World Cup 2022 Announcement: Qatar’s Win ‘Biggest Indictment That FIFA Is Not A Clean Organization’

Late Thursday afternoon in Zurich, Switzerland, Sepp Blatter, the President of FIFA, stepped to the podium and announced that Qatar had won the right to host the 2022 World Cup. This meant that the bids from Australia, Japan, Korea, and more importantly, the United States, had failed.

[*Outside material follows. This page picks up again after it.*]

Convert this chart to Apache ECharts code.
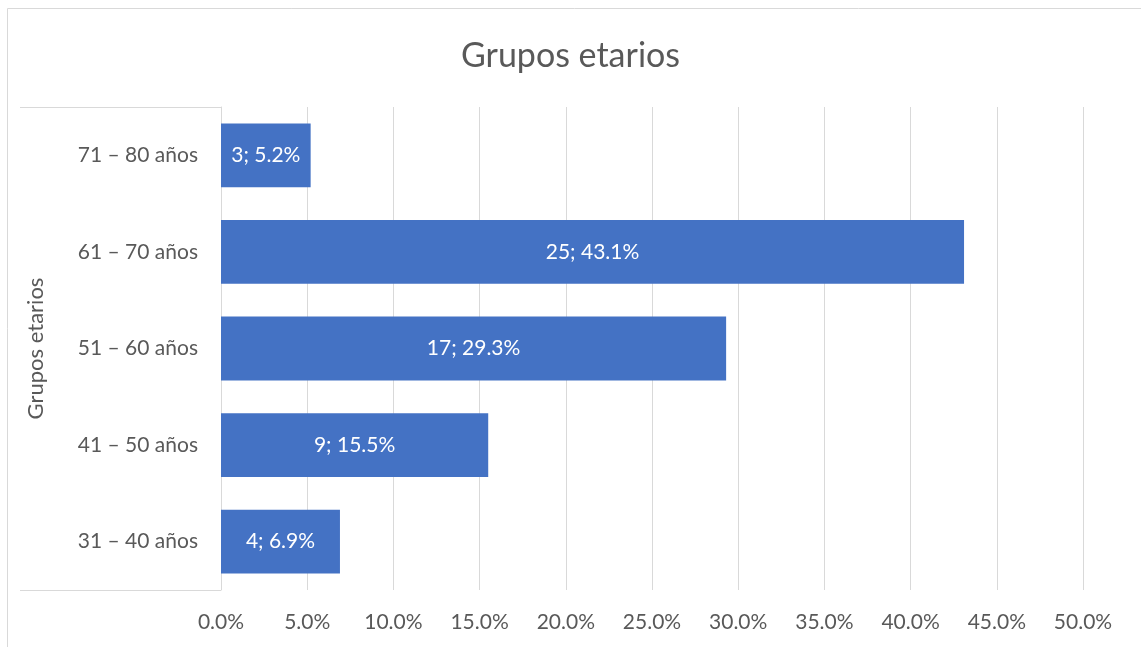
<!DOCTYPE html>
<html>
<head>
<meta charset="utf-8">
<script src="https://cdn.jsdelivr.net/npm/echarts@6/dist/echarts.min.js"></script>
<style>
    html, body { margin: 0; padding: 0; background: #fff; }
    #chart { width: 1141px; height: 647px; }
</style>
</head>
<body>
<div id="chart"></div>
<script>
    // datos
    const categories = ['31 – 40 años', '41 – 50 años', '51 – 60 años', '61 – 70 años', '71 – 80 años'];
    const counts = [4, 9, 17, 25, 3];
    const percents = [6.9, 15.5, 29.3, 43.1, 5.2];
    const xTicks = [0, 5, 10, 15, 20, 25, 30, 35, 40, 45, 50];

    const font = 'Lato';
    const grey = '#595959';
    const lineGrey = '#d9d9d9';

    const chart = echarts.init(document.getElementById('chart'));
    chart.setOption({
        title: {
            text: 'Grupos etarios',
            left: 'center',
            top: 34,
            textStyle: { color: grey, fontSize: 34, fontWeight: 'normal', fontFamily: font }
        },
        grid: { left: 221, right: 58, top: 107, bottom: 57 },
        xAxis: {
            type: 'value',
            min: xTicks[0],
            max: xTicks[xTicks.length - 1],
            interval: 5,
            axisLine: { show: false },
            axisTick: { show: false },
            axisLabel: {
                color: grey, fontSize: 21, fontFamily: font, margin: 22,
                formatter: v => v.toFixed(1) + '%'
            },
            splitLine: { lineStyle: { color: lineGrey, width: 1 } }
        },
        yAxis: {
            type: 'category',
            data: categories,
            name: 'Grupos etarios',
            nameLocation: 'middle',
            nameRotate: 90,
            nameGap: 174,
            nameTextStyle: { color: grey, fontSize: 22, fontFamily: font },
            axisLine: { lineStyle: { color: lineGrey, width: 1 } },
            axisTick: { show: false },
            axisLabel: { color: grey, fontSize: 21, fontFamily: font, margin: 23 }
        },
        graphic: [
            { type: 'rect', shape: { x: 7.5, y: 8.5, width: 1200, height: 700 }, style: { fill: 'none', stroke: lineGrey, lineWidth: 1 }, silent: true },
            { type: 'line', shape: { x1: 20, y1: 107.5, x2: 221, y2: 107.5 }, style: { stroke: lineGrey, lineWidth: 1 }, silent: true },
            { type: 'line', shape: { x1: 20, y1: 590.5, x2: 221, y2: 590.5 }, style: { stroke: lineGrey, lineWidth: 1 }, silent: true }
        ],
        series: [{
            type: 'bar',
            data: percents,
            barCategoryGap: '34%',
            itemStyle: { color: '#4472c4' },
            label: {
                show: true,
                position: 'inside',
                color: '#fff',
                fontSize: 21,
                fontFamily: font,
                formatter: p => counts[p.dataIndex] + '; ' + p.value.toFixed(1) + '%'
            }
        }]
    });
</script>
</body>
</html>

While the odds for the U.S. to win the 2022 event were dropping Thursday, America, with its soccer-hungry fans (really: only host country South Africa bought more tickets to this past summer’s World Cup) and a network of soccer-ready stadiums in place (not to mention an ample amount of hotels) was still the favorite. Twenty-eight years between hosting duties is plenty of time, and more than ever, the United States was ready to be the center stage of the soccer world.

Which is why it was so surprising when Blatter read “Qatar.” Don Garber, commissioner of MLS, the United States’ soccer league that continues to gain international respect every year, spoke for many when he said, “I’m shocked.”

It came down to the final round of voting, but that’s where Qatar edged the U.S., 14-8. And really, it wasn’t even that close: Qatar earned 11 votes in the first round (one shy of a win) compared to United States’ three.

So what happened? If you ask Sports Illustrated’s Grant Wahl, the world was shown “the biggest indictment possible that FIFA is not a clean organization.”

The message here is that petrodollars talk. For an outfit that likes to thump its chest and claim that it is not corrupt (Trust us, says FIFA president Sepp Blatter), having two oil-wealthy winners is the clearest message possible that FIFA needs a complete overhaul in its leadership and organization. Russia had a pretty good case for being chosen, but Qatar (which was funded heavily by its government and bought the support of celebrity endorsers) didnt make a lot of sense in the first place.

Until we get that “overhaul,” however, we’re left with Brazil 2014, Russia in 2018 and Qatar in 2022. Things could be worse, obviously (and at the very least, we get to witness the spectacle that will be Qatar, one of the wealthiest countries in the world, putting on the world’s biggest sporting event, complete with stadiums that will shame even Jerry Jones’ wildest dreams -- they’re planning an island stadium, people!).

As for the U.S., they’re left wondering what they could have done differently, and left looking ahead to 2026.